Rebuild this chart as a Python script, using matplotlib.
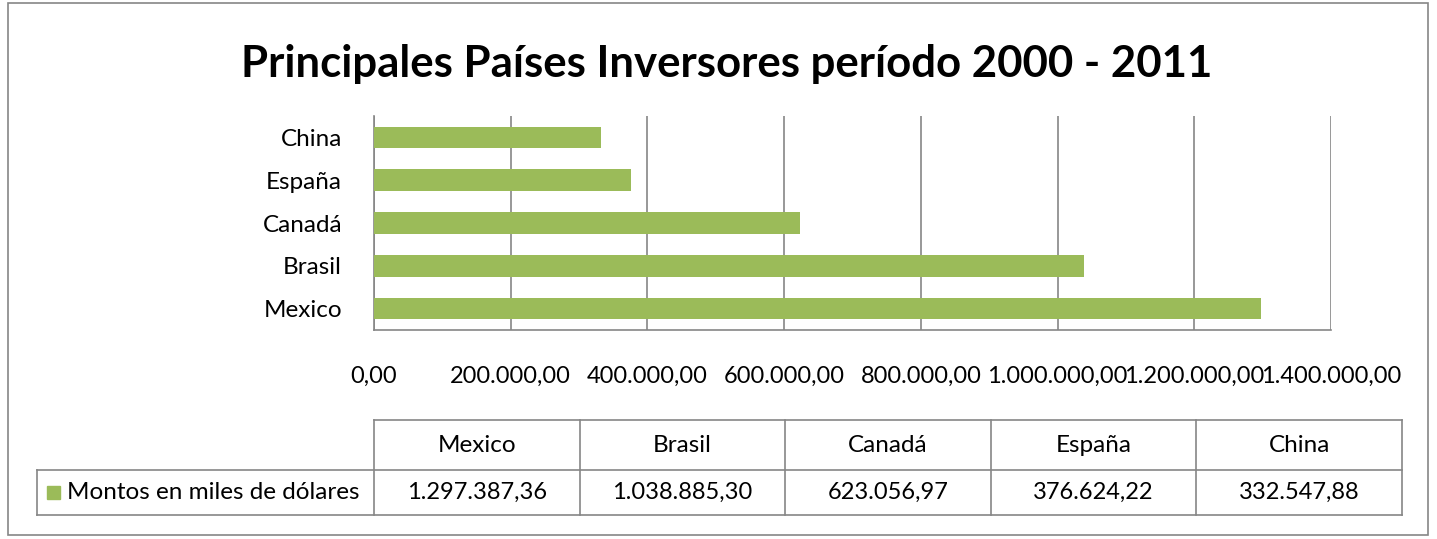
import matplotlib.pyplot as plt
from matplotlib.patches import Rectangle

# DATA

paises = ["Mexico", "Brasil", "Canadá", "España", "China"]
montos = [1297387.36, 1038885.30, 623056.97, 376624.22, 332547.88]
serie = "Montos en miles de dólares"
titulo = "Principales Países Inversores período 2000 - 2011"
x_ticks = [0, 200000, 400000, 600000, 800000, 1000000, 1200000, 1400000]

verde = "#9BBB59"
gris = "#868686"

plt.rcParams["font.family"] = ["Lato", "DejaVu Sans"]


def fmt_es(v):
    s = f"{v:,.2f}"
    return s.replace(",", "X").replace(".", ",").replace("X", ".")


W, H = 1437, 539
fig = plt.figure(figsize=(W / 100, H / 100), dpi=100)

# chart border + title + table drawn in pixel coords on an overlay
over = fig.add_axes([0, 0, 1, 1])
over.set_xlim(0, W)
over.set_ylim(H, 0)
over.axis("off")
over.add_patch(Rectangle((8, 3), 1420, 532, fill=False, ec=gris, lw=1.2))
over.text(727, 64, titulo, ha="center", va="center", fontsize=31.5,
          fontweight="bold")

# MAIN PLOT

x0, x1, y0, y1 = 374, 1331, 116, 330
ax = fig.add_axes([x0 / W, 1 - y1 / H, (x1 - x0) / W, (y1 - y0) / H])
ax.barh(range(len(paises)), montos, height=0.5, color=verde, zorder=3)
ax.set_ylim(-0.5, len(paises) - 0.5)
ax.set_xlim(0, 1400000)
ax.set_yticks(range(len(paises)))
ax.set_yticklabels(paises, fontsize=17.5)
ax.set_xticks(x_ticks)
ax.set_xticklabels([fmt_es(v) for v in x_ticks], fontsize=17)
ax.tick_params(axis="both", length=0)
ax.tick_params(axis="x", pad=26)
ax.tick_params(axis="y", pad=23)
ax.grid(axis="x", color=gris, lw=1.2, zorder=0)
for s in ["top", "right"]:
    ax.spines[s].set_visible(False)
for s in ["left", "bottom"]:
    ax.spines[s].set_color(gris)
    ax.spines[s].set_linewidth(1.2)

# DATA TABLE

ty0, ty1, ty2 = 420, 470, 515
tl, tx0, tx1 = 37, 374, 1402
cw = (tx1 - tx0) / len(paises)
kw = dict(color=gris, lw=1.2)
over.plot([tx0, tx1], [ty0, ty0], **kw)
over.plot([tl, tx1], [ty1, ty1], **kw)
over.plot([tl, tx1], [ty2, ty2], **kw)
over.plot([tl, tl], [ty1, ty2], **kw)
for i in range(len(paises) + 1):
    over.plot([tx0 + i * cw] * 2, [ty0, ty2], **kw)
for i, (p, m) in enumerate(zip(paises, montos)):
    cx = tx0 + (i + 0.5) * cw
    over.text(cx, (ty0 + ty1) / 2, p, ha="center", va="center",
              fontsize=17.5)
    over.text(cx, (ty1 + ty2) / 2, fmt_es(m), ha="center", va="center",
              fontsize=17)
over.add_patch(Rectangle((47, 486), 13, 13, color=verde))
over.text(67, (ty1 + ty2) / 2, serie, ha="left", va="center", fontsize=17.5)

fig.savefig("out.png", dpi=100)
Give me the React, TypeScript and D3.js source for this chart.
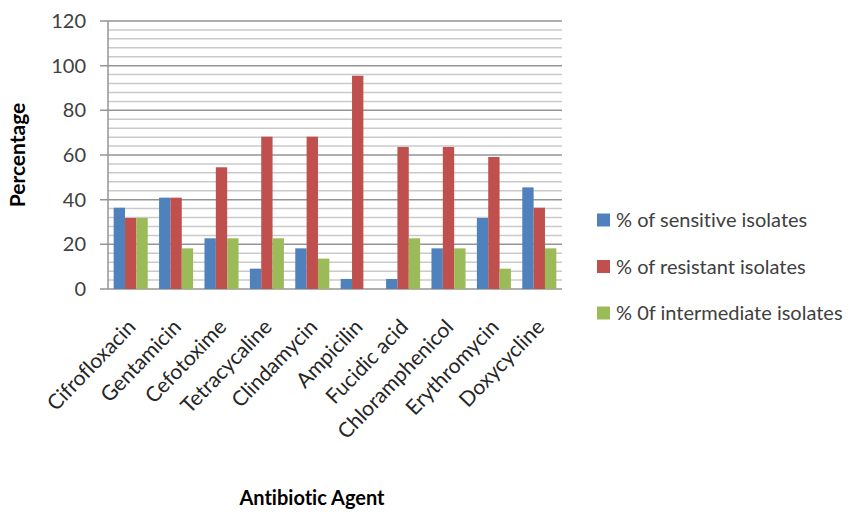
import React, { useRef, useEffect } from 'react';
import * as d3 from 'd3';

const agents = [
  'Cifrofloxacin', 'Gentamicin', 'Cefotoxime', 'Tetracycaline', 'Clindamycin',
  'Ampicilin', 'Fucidic acid', 'Chloramphenicol', 'Erythromycin', 'Doxycycline',
];
const sensitive = [36.4, 40.9, 22.7, 9.1, 18.2, 4.5, 4.5, 18.2, 31.8, 45.5];
const resistant = [31.8, 40.9, 54.5, 68.2, 68.2, 95.5, 63.6, 63.6, 59.1, 36.4];
const intermediate = [31.8, 18.2, 22.7, 22.7, 13.6, 0, 22.7, 18.2, 9.1, 18.2];
const seriesNames = ['% of sensitive isolates', '% of resistant isolates', '% 0f intermediate isolates'];
const seriesColors = ['#4F81BD', '#C0504D', '#9BBB59'];
const yTicks = [0, 20, 40, 60, 80, 100, 120];

const W = 858;
const H = 512;
const FONT = 'Lato, "Open Sans", sans-serif';

export default function App() {
  const svgRef = useRef<SVGSVGElement>(null);

  useEffect(() => {
    if (!svgRef.current) return;
    const svg = d3.select(svgRef.current);
    svg.selectAll('*').remove();

    const left = 108, right = 562, top = 21, bottom = 289;
    const x = d3.scaleBand<string>().domain(agents).range([left, right]);
    const y = d3.scaleLinear().domain([0, 120]).range([bottom, top]);
    const series = [sensitive, resistant, intermediate];
    const inner = d3.scaleBand<number>().domain([0, 1, 2])
      .range([0, x.bandwidth()]).paddingOuter(0.5);

    // minor grid every 4
    const minor = d3.range(0, 121, 4).filter((v) => v % 20 !== 0);
    svg.append('g').selectAll('line').data(minor).enter().append('line')
      .attr('x1', left).attr('x2', right)
      .attr('y1', (d) => y(d)).attr('y2', (d) => y(d))
      .attr('stroke', '#cacaca').attr('stroke-width', 1.5);

    // major grid + ticks
    svg.append('g').selectAll('line').data(yTicks).enter().append('line')
      .attr('x1', left - 8).attr('x2', right)
      .attr('y1', (d) => y(d)).attr('y2', (d) => y(d))
      .attr('stroke', '#959595').attr('stroke-width', 1.5);

    svg.append('line')
      .attr('x1', left).attr('x2', left).attr('y1', top).attr('y2', bottom)
      .attr('stroke', '#959595').attr('stroke-width', 1.5);

    svg.append('g').selectAll('text').data(yTicks).enter().append('text')
      .attr('x', 86).attr('y', (d) => y(d)).attr('dy', '0.35em')
      .attr('text-anchor', 'end').attr('font-family', FONT)
      .attr('font-size', 20).attr('fill', '#404040')
      .text((d) => d);

    // bars
    series.forEach((vals, si) => {
      svg.append('g').selectAll('rect').data(vals).enter().append('rect')
        .attr('x', (_, i) => (x(agents[i]) as number) + (inner(si) as number))
        .attr('width', inner.bandwidth())
        .attr('y', (d) => y(d))
        .attr('height', (d) => bottom - y(d))
        .attr('fill', seriesColors[si]);
    });

    // x labels
    svg.append('g').selectAll('text').data(agents).enter().append('text')
      .attr('transform', (d) => `translate(${(x(d) as number) + x.bandwidth() / 2 + 1},${bottom + 34}) rotate(-46)`)
      .attr('text-anchor', 'end').attr('dy', '0.35em')
      .attr('font-family', FONT).attr('font-size', 21).attr('fill', '#262626')
      .text((d) => d);

    svg.append('text')
      .attr('x', 312).attr('y', 498).attr('dy', '0.35em').attr('text-anchor', 'middle')
      .attr('font-family', FONT).attr('font-size', 20).attr('font-weight', 'bold')
      .attr('fill', '#000').text('Antibiotic Agent');

    svg.append('text')
      .attr('transform', `translate(25,${155}) rotate(-90)`)
      .attr('text-anchor', 'middle')
      .attr('font-family', FONT).attr('font-size', 21).attr('font-weight', 'bold')
      .attr('fill', '#000').text('Percentage');

    // legend
    const legend = svg.append('g');
    seriesNames.forEach((name, i) => {
      const row = legend.append('g').attr('transform', `translate(597,${220 + i * 46.5})`);
      row.append('rect').attr('x', 0).attr('y', -6.5).attr('width', 13).attr('height', 13)
        .attr('fill', seriesColors[i]);
      row.append('text').attr('x', 19).attr('dy', '0.35em')
        .attr('font-family', FONT).attr('font-size', 20).attr('fill', '#404040')
        .text(name);
    });

    svg.selectAll('text').style('font-variant-ligatures', 'none');
  }, []);

  return (
    <svg ref={svgRef} width={W} height={H}
      style={{ position: 'absolute', left: 0, top: 0, background: '#fff' }} />
  );
}
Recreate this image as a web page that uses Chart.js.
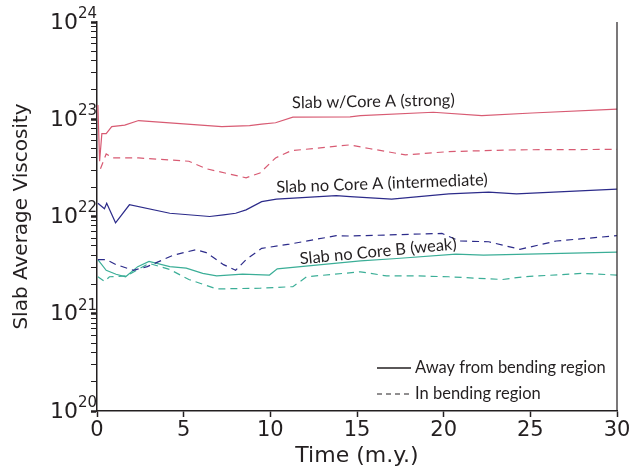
<!DOCTYPE html>
<html>
<head>
<meta charset="utf-8">
<script src="https://cdn.jsdelivr.net/npm/chart.js@4.4.0/dist/chart.umd.min.js"></script>
<style>
  html, body { margin: 0; padding: 0; background: #fff; }
  #wrap { width: 634px; height: 469px; }
</style>
</head>
<body>
<div id="wrap"><canvas id="viscChart" width="634" height="469"></canvas></div>
<script>
// Slab w/Core A (strong)
const strongTime = [0.05, 0.15, 0.28, 0.53, 0.85, 1.6, 2.4, 7.2, 8.8, 9.5, 10.3, 11.3, 14.6, 15.2, 19.4, 22.2, 25.1, 30];
const strongAway = [1.4e23, 3.7e22, 7.1e22, 7.1e22, 8.4e22, 8.7e22, 9.7e22, 8.4e22, 8.6e22, 8.9e22, 9.2e22, 1.05e23, 1.06e23, 1.09e23, 1.18e23, 1.09e23, 1.16e23, 1.27e23];
const strongBendTime = [0.2, 0.53, 0.9, 2.4, 5.3, 6.3, 8.6, 9.4, 10.3, 11.2, 14.6, 15.7, 17.8, 20.3, 24.2, 30];
const strongBend = [3.1e22, 4.4e22, 4.0e22, 4.0e22, 3.7e22, 3.1e22, 2.5e22, 2.8e22, 4.0e22, 4.75e22, 5.45e22, 5.0e22, 4.3e22, 4.65e22, 4.85e22, 4.9e22];

// Slab no Core A (intermediate)
const interTime = [0.05, 0.43, 0.56, 1.07, 1.87, 4.2, 6.5, 7.3, 8.0, 8.6, 9.5, 10.35, 13.8, 14.6, 17.0, 20.3, 22.6, 24.2, 30];
const interAway = [1.37e22, 1.2e22, 1.37e22, 8.6e21, 1.32e22, 1.08e22, 1.0e22, 1.04e22, 1.08e22, 1.17e22, 1.42e22, 1.51e22, 1.64e22, 1.6e22, 1.51e22, 1.71e22, 1.78e22, 1.71e22, 1.91e22];
const interBendTime = [0.05, 0.53, 1.1, 2.1, 2.9, 4.4, 5.7, 6.3, 7.3, 8.0, 8.6, 9.5, 11.1, 13.8, 14.6, 19.9, 20.9, 22.6, 24.4, 26.5, 30];
const interBend = [3.6e21, 3.6e21, 3.2e21, 2.8e21, 3.05e21, 4.0e21, 4.55e21, 4.25e21, 3.2e21, 2.8e21, 3.6e21, 4.7e21, 5.2e21, 6.35e21, 6.3e21, 6.7e21, 5.6e21, 5.5e21, 4.6e21, 5.6e21, 6.35e21];

// Slab no Core B (weak)
const weakTime = [0.05, 0.53, 1.1, 1.65, 2.35, 3.0, 4.2, 5.15, 6.1, 6.9, 8.4, 9.95, 10.4, 15.2, 17.3, 20.7, 22.3, 30];
const weakAway = [3.6e21, 2.8e21, 2.55e21, 2.4e21, 3.05e21, 3.45e21, 3.05e21, 2.95e21, 2.6e21, 2.45e21, 2.55e21, 2.5e21, 2.9e21, 3.5e21, 3.7e21, 4.1e21, 4.0e21, 4.3e21];
const weakBendTime = [0.05, 0.43, 0.72, 1.7, 3.0, 4.2, 5.3, 6.9, 9.4, 11.3, 12.1, 15.2, 16.7, 18.4, 20.3, 23.4, 24.6, 28.0, 30];
const weakBend = [2.4e21, 2.15e21, 2.4e21, 2.45e21, 3.3e21, 2.85e21, 2.25e21, 1.8e21, 1.83e21, 1.9e21, 2.4e21, 2.7e21, 2.45e21, 2.45e21, 2.4e21, 2.25e21, 2.4e21, 2.6e21, 2.5e21];

const xTicks = [0, 5, 10, 15, 20, 25, 30];
const yDecades = [20, 21, 22, 23, 24];

const RED = '#d85b73';
const BLUE = '#2c2b8a';
const TEAL = '#3bae97';
const INK = '#231f20';

function toPoints(xs, ys) {
    return xs.map((x, i) => ({ x: x, y: ys[i] }));
}

function series(label, xs, ys, color, dashed) {
    return {
        label: label,
        data: toPoints(xs, ys),
        borderColor: color,
        borderWidth: 1.2,
        borderDash: dashed ? [7, 5] : [],
        pointRadius: 0,
        tension: 0,
        fill: false
    };
}

function isMajor(v) {
    const e = Math.log10(v);
    return Math.abs(e - Math.round(e)) < 1e-9;
}

// curve labels (alphabetic baseline), placed in data units
const notes = [
    { text: 'Slab w/Core A (strong)', x: 15.95, y: 1.34e23, rot: -1.0 },
    { text: 'Slab no Core A (intermediate)', x: 16.45, y: 1.92e22, rot: -2.1 },
    { text: 'Slab no Core B (weak)', x: 16.25, y: 3.85e21, rot: -5.5 }
];

const annotatePlugin = {
    id: 'annotate',
    afterDatasetsDraw(chart) {
        const ctx = chart.ctx;
        const xs = chart.scales.x, ys = chart.scales.y;
        const area = chart.chartArea;
        ctx.save();
        ctx.fillStyle = INK;

        // y tick labels 10^n
        yDecades.forEach(d => {
            const py = ys.getPixelForValue(Math.pow(10, d));
            ctx.font = '22px "DejaVu Sans"';
            ctx.textAlign = 'right';
            ctx.textBaseline = 'middle';
            ctx.fillText('10', 78, py + 1);
            ctx.font = '15px "DejaVu Sans"';
            ctx.textAlign = 'left';
            ctx.fillText(String(d), 78, py - 8);
        });

        ctx.font = '16.5px Lato, "Open Sans", sans-serif';
        ctx.textAlign = 'center';
        ctx.textBaseline = 'alphabetic';
        notes.forEach(n => {
            ctx.save();
            ctx.translate(xs.getPixelForValue(n.x), ys.getPixelForValue(n.y));
            ctx.rotate(n.rot * Math.PI / 180);
            ctx.fillText(n.text, 0, 0);
            ctx.restore();
        });

        // legend
        ctx.textAlign = 'left';
        ctx.textBaseline = 'middle';
        ctx.strokeStyle = INK;
        ctx.lineWidth = 1.6;
        ctx.beginPath();
        ctx.moveTo(377, 368);
        ctx.lineTo(411, 368);
        ctx.stroke();
        ctx.lineWidth = 1;
        ctx.setLineDash([5, 4]);
        ctx.beginPath();
        ctx.moveTo(377, 394);
        ctx.lineTo(411, 394);
        ctx.stroke();
        ctx.setLineDash([]);
        ctx.fillText('Away from bending region', 415, 368);
        ctx.fillText('In bending region', 415, 394);

        // right frame line
        ctx.lineWidth = 1.2;
        ctx.beginPath();
        ctx.moveTo(area.right, area.top);
        ctx.lineTo(area.right, area.bottom);
        ctx.stroke();
        ctx.restore();
    }
};

const ctx = document.getElementById('viscChart').getContext('2d');
new Chart(ctx, {
    type: 'line',
    data: {
        datasets: [
            series('Slab w/Core A (strong) away', strongTime, strongAway, RED, false),
            series('Slab w/Core A (strong) bending', strongBendTime, strongBend, RED, true),
            series('Slab no Core A (intermediate) away', interTime, interAway, BLUE, false),
            series('Slab no Core A (intermediate) bending', interBendTime, interBend, BLUE, true),
            series('Slab no Core B (weak) away', weakTime, weakAway, TEAL, false),
            series('Slab no Core B (weak) bending', weakBendTime, weakBend, TEAL, true)
        ]
    },
    options: {
        responsive: false,
        animation: false,
        layout: { padding: { top: 22, right: 17, left: 10, bottom: 0 } },
        plugins: { legend: { display: false }, tooltip: { enabled: false } },
        scales: {
            x: {
                type: 'linear',
                min: 0,
                max: 30,
                afterBuildTicks: scale => { scale.ticks = xTicks.map(v => ({ value: v })); },
                afterFit: scale => { scale.height = 58; },
                ticks: { color: INK, font: { family: '"DejaVu Sans"', size: 21 }, padding: 1, maxRotation: 0 },
                grid: { drawOnChartArea: false, tickLength: 6, tickWidth: 1.5, tickColor: INK },
                border: { color: INK, width: 1.5 },
                title: { display: true, text: 'Time (m.y.)', color: INK, font: { family: '"DejaVu Sans"', size: 22 }, padding: { top: 0, bottom: 0 } }
            },
            y: {
                type: 'logarithmic',
                min: 1e20,
                max: 1e24,
                afterBuildTicks: scale => {
                    const t = [];
                    yDecades.forEach(d => {
                        for (let k = 1; k <= 9; k++) {
                            const v = k * Math.pow(10, d);
                            if (v <= 1e24 * 1.0001) t.push({ value: v });
                        }
                    });
                    scale.ticks = t;
                },
                afterFit: scale => { scale.width = 87; },
                ticks: { autoSkip: false, padding: 0, callback: () => '' },
                grid: {
                    drawOnChartArea: false,
                    tickLength: 6,
                    tickColor: INK,
                    tickWidth: c => (c.tick && isMajor(c.tick.value)) ? 2.5 : 1
                },
                border: { color: INK, width: 1.5 },
                title: { display: true, text: 'Slab Average Viscosity', color: INK, font: { family: '"DejaVu Sans"', size: 20 }, padding: { top: 0, bottom: 0 } }
            }
        }
    },
    plugins: [annotatePlugin]
});
</script>
</body>
</html>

TO BE DONE: Write out the lines beginning with the one that contains "Give me the" and ending with the one that contains "import * as d3 from 'd3';", exactly as given. Leave pictures out.

FULL OUTPUT:
Give me the React, TypeScript and D3.js source for this chart.
import React, { useRef, useEffect } from 'react';
import * as d3 from 'd3';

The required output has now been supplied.